"Fraternal-twin" ferroelectricity: competing polar states in hydrogen-doped samarium nickelate from first principles

TL;DR

This study uses first-principles calculations to investigate hydrogen-doped samarium nickelate, revealing a novel 'fraternal-twin' ferroelectric state characterized by competing polar configurations and large polarization changes.

Contribution

It introduces the concept of 'fraternal-twin' ferroelectricity in hydrogen-doped SNO, highlighting competing polar states and their energy landscape under strain.

Findings

Hydrogen dissociates and localizes electrons, creating local dipoles.

Switching polar states faces high energy barriers due to tilt patterns.
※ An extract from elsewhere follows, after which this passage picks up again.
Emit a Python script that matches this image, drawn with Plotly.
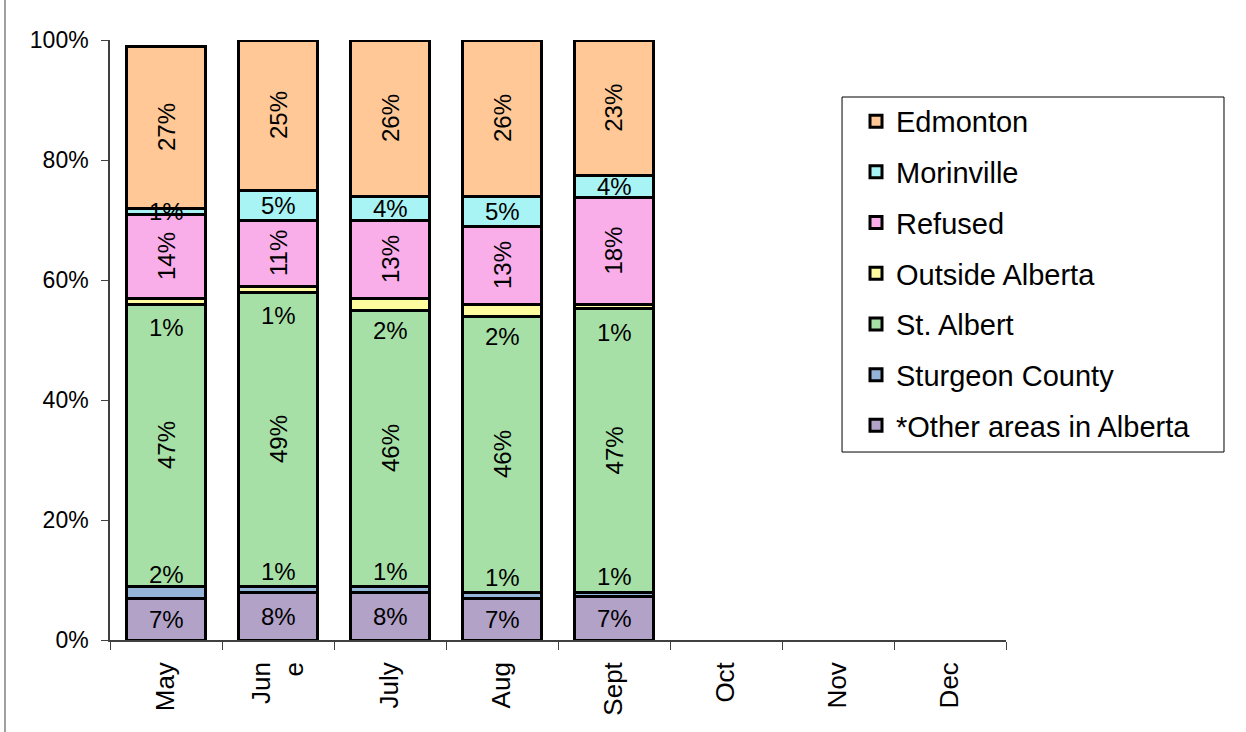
import plotly.graph_objects as go

months = ["May", "June", "July", "Aug", "Sept", "Oct", "Nov", "Dec"]
tick_text = ["May", "Jun<br>e", "July", "Aug", "Sept", "Oct", "Nov", "Dec"]
data_months = ["May", "June", "July", "Aug", "Sept"]

other_areas = [7, 8, 8, 7, 7.3]
sturgeon = [2, 1, 1, 1, 0.6]
st_albert = [47, 49, 46, 46, 47.4]
outside = [1, 1, 2, 2, 0.7]
refused = [14, 11, 13, 13, 17.8]
morinville = [1, 5, 4, 5, 3.6]
edmonton = [27, 25, 26, 26, 22.6]

series = [
    ("*Other areas in Alberta", other_areas, "#B2A2C8"),
    ("Sturgeon County", sturgeon, "#94B4D8"),
    ("St. Albert", st_albert, "#A6E0A6"),
    ("Outside Alberta", outside, "#FFFCA0"),
    ("Refused", refused, "#F9AEEA"),
    ("Morinville", morinville, "#A8F4F4"),
    ("Edmonton", edmonton, "#FFC896"),
]

FONT = "Liberation Sans, Arial, sans-serif"

fig = go.Figure()
n = len(series)
for i, (name, vals, color) in enumerate(series):
    fig.add_trace(go.Bar(
        x=data_months, y=vals, name=name,
        marker=dict(color=color, line=dict(color="black", width=3)),
        legendgroup=name, legendrank=n - i,
        hoverinfo="skip",
    ))

label_style = {
    "*Other areas in Alberta": (0, 0),
    "Sturgeon County": (0, 18),
    "St. Albert": (-90, 0),
    "Outside Alberta": (0, -26),
    "Refused": (-90, 0),
    "Morinville": (0, 0),
    "Edmonton": (-90, 0),
}
annotations = []
for j, m in enumerate(data_months):
    base = 0.0
    for name, vals, color in series:
        v = vals[j]
        angle, ysh = label_style[name]
        annotations.append(dict(
            x=m, y=base + v / 2, xref="x", yref="y",
            text=f"{round(v)}%", showarrow=False, textangle=angle,
            yshift=ysh, font=dict(family=FONT, size=24, color="black"),
        ))
        base += v

fig.update_layout(
    width=1246, height=732,
    barmode="stack", bargap=0.286,
    plot_bgcolor="white", paper_bgcolor="white",
    margin=dict(l=110, r=240, t=40, b=92),
    font=dict(family=FONT, size=23, color="black"),
    annotations=annotations,
    showlegend=True,
    legend=dict(
        x=0.8326, y=0.907, xanchor="left", yanchor="top",
        traceorder="grouped", tracegroupgap=10,
        borderwidth=0, bgcolor="rgba(0,0,0,0)",
        font=dict(family=FONT, size=29, color="black"),
    ),
    shapes=[
        dict(type="line", xref="paper", yref="paper",
             x0=-0.1172, x1=-0.1172, y0=-0.2, y1=1.2,
             line=dict(color="#808080", width=1.5)),
        dict(type="rect", xref="paper", yref="paper",
             x0=0.8170, x1=1.2433, y0=0.3133, y1=0.905,
             line=dict(color="black", width=1), fillcolor="white",
             layer="below"),
    ],
)
fig.update_xaxes(
    categoryorder="array", categoryarray=months,
    tickmode="array", tickvals=months, ticktext=tick_text,
    range=[-0.5, 7.5], tickangle=-90,
    showline=True, linecolor="#404040", linewidth=1.5,
    ticks="outside", tickson="boundaries", ticklen=8, tickcolor="#404040",
    tickfont=dict(family=FONT, size=26, color="black"),
    showgrid=False, ticklabelstandoff=10,
)
fig.update_yaxes(
    range=[0, 100], dtick=20, ticksuffix="%",
    showline=True, linecolor="#404040", linewidth=1.5,
    ticks="outside", ticklen=7, tickcolor="#404040",
    tickfont=dict(family=FONT, size=23, color="black"),
    showgrid=False, zeroline=False, ticklabelstandoff=8,
)

fig.write_html(
    "out.html",
    config={"displayModeBar": False},
    post_script="document.body.style.margin='0';document.body.style.overflow='hidden';",
)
Epitaxial strain enables low-barrier electron relocation, causing large polarization changes.

Abstract

Reversible intercalation of hydrogen into samarium nickelate, SmNiO$_3$ (SNO), has been of recent interest. Upon entering SNO, the hydrogen dissociates: the H$^+$ binds to an oxygen and the valence electron localizes on a nearby NiO$_6$ octahedron, resulting in a local dipole moment. In this work, we use first-principles calculations to explore the polar states of hydrogen-doped SNO at a concentration of 1/4 hydrogen per Ni. The inherent tilt pattern of SNO and the presence of the interstitial hydrogen present an insurmountable energy barrier to switch these polar states to their symmetry-related states under inversion. We find a sufficiently low barrier to move the localized electron to a neighboring NiO$_6$ octahedron, a state unrelated by symmetry but equal in energy under epitaxial strain, resulting in a large change in polarization. We term this unconventional ferroelectric a "fraternal-twin" ferroelectric.